Bowlsby was part of a four-person subcommittee that - at the direction of the board of managers - worked on expansion models for about two years. Notre Dame athletic director Jack Swarbrick, Southeastern Conference Commissioner Greg Sankey and Mountain West Commissioner Craig Thompson were also on the expansion working group.

What they came up with was a 12-team format that would include six conference champions and six at-large teams and games played both on campus and at bowl sites. That recommendation was presented to the full management committee and then the presidents in June.

The presidents agreed to proceed with the process while not committing to expansion.

The proposal was mostly met with enthusiasm and praise from the other commissioners, some of whom have publicly called for the playoff to grow from its current four-team format.

But after it was announced in July that Texas and Oklahoma would be moving from the Big 12 to the Southeastern Conference by 2025, leaders in other leagues seemed to take a step back and reconsider what that would mean for the next evolution of the CFP.
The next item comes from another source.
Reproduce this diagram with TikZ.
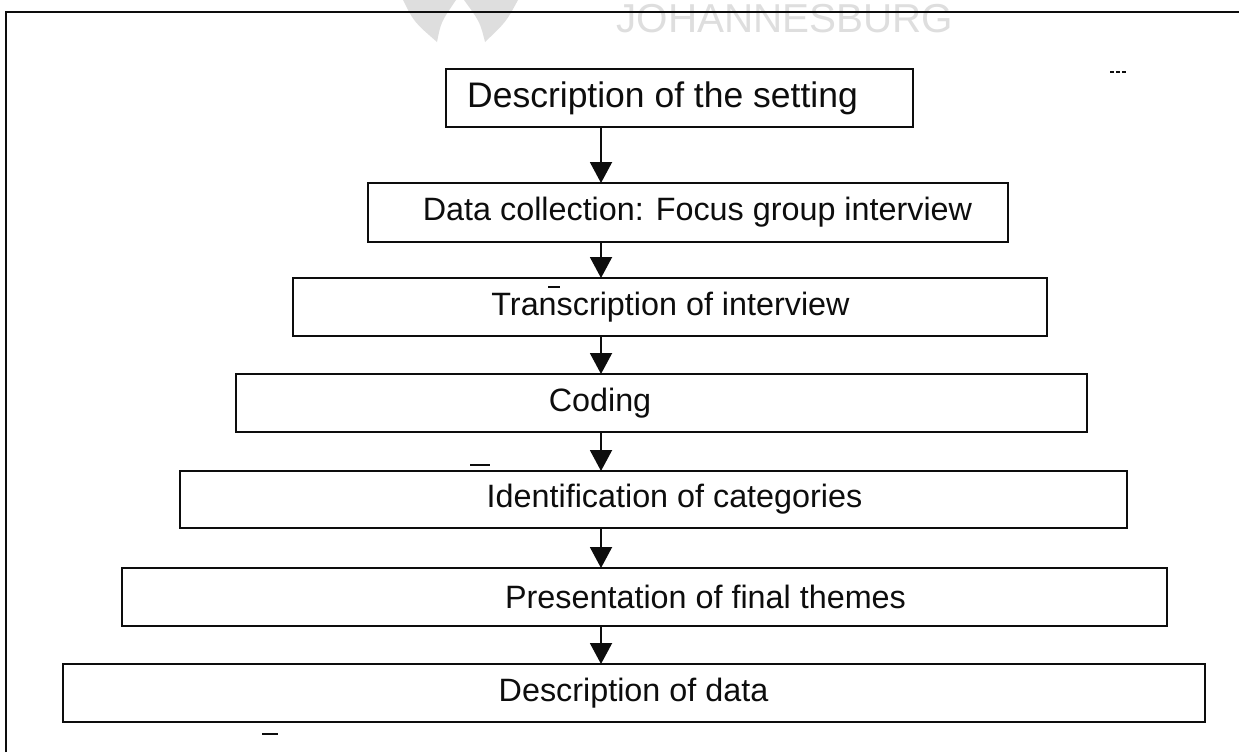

Pac-12 Commissioner George Kliavkoff stated his support for playoff expansion on the day he was hired in May. That has not changed, but he has said there are "issues at the margins" with the proposed 12-team model.

The soonest a new CFP format could be implemented is 2023 and the current 12-year television contract with ESPN runs through the 2025 season.

Bowlsby continues to call expansion "inevitable."

More clarity on how much and how soon could be sorted out over the coming eight days, with the presidents ultimately making the call on what's next.

"They could choose to act on it. The could choose to act on it with a deferred implementation date. They could tell us they want more information," Bowlsby said. "They could kick the can to January to their board meeting around the national championship game."